South Korea and the US flew 20 jets in response to an increase in tensions with North Korea
South Korea and the US flew 20 jets in response to an increase in tensions with North Korea
AP

The United States and its allies flew fighter jets off the Korean Peninsula in a display of strength aimed at deterring North Korea from carrying out a new nuclear test.

Twenty South Korean and US military planes, including F-35A stealth fighters, flew over the Yellow Sea west of South Korea as the International Atomic Energy Agency warned of signs that Pyongyang had reopened its underground nuclear test site.

The aerial manoeuvres followed a joint South Korean-US missile launch on Monday and naval exercises involving the American aircraft carrier, the USS Ronald Reagan.

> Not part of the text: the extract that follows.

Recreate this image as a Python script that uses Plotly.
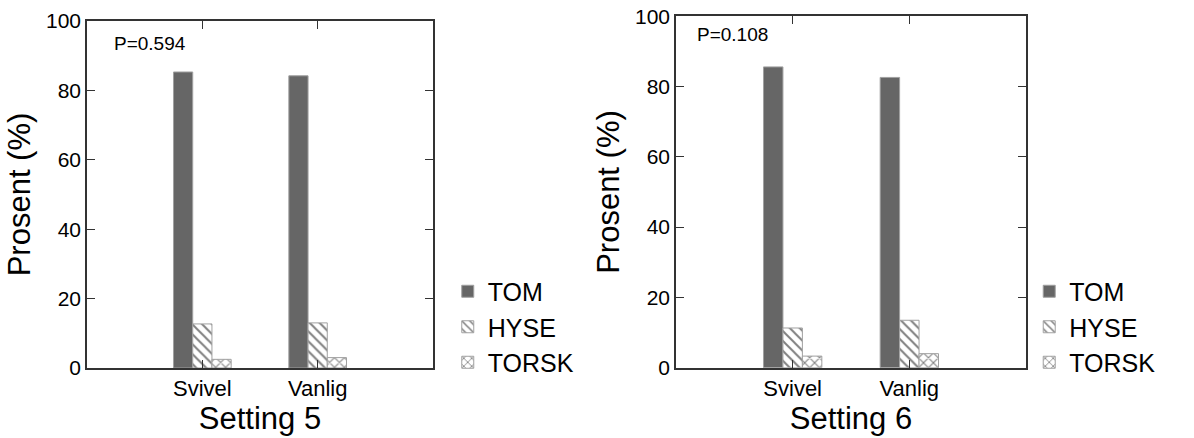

South Korea and the US carry out joint air exercises

“South Korea and the US demonstrated their strong capability to rapidly and accurately strike in the event of any North Korean provocations, as well as their will to do so,” Seoul’s joint chiefs of staff said in a statement.

Wendy Sherman, the US deputy secretary of state, warned of stern consequences if the North carried out its seventh nuclear test, which would be the first since 2017. “There would be a swift and forceful response to such a test,” she said in Seoul, after meeting her South Korean counterpart, Cho Hyun-dong.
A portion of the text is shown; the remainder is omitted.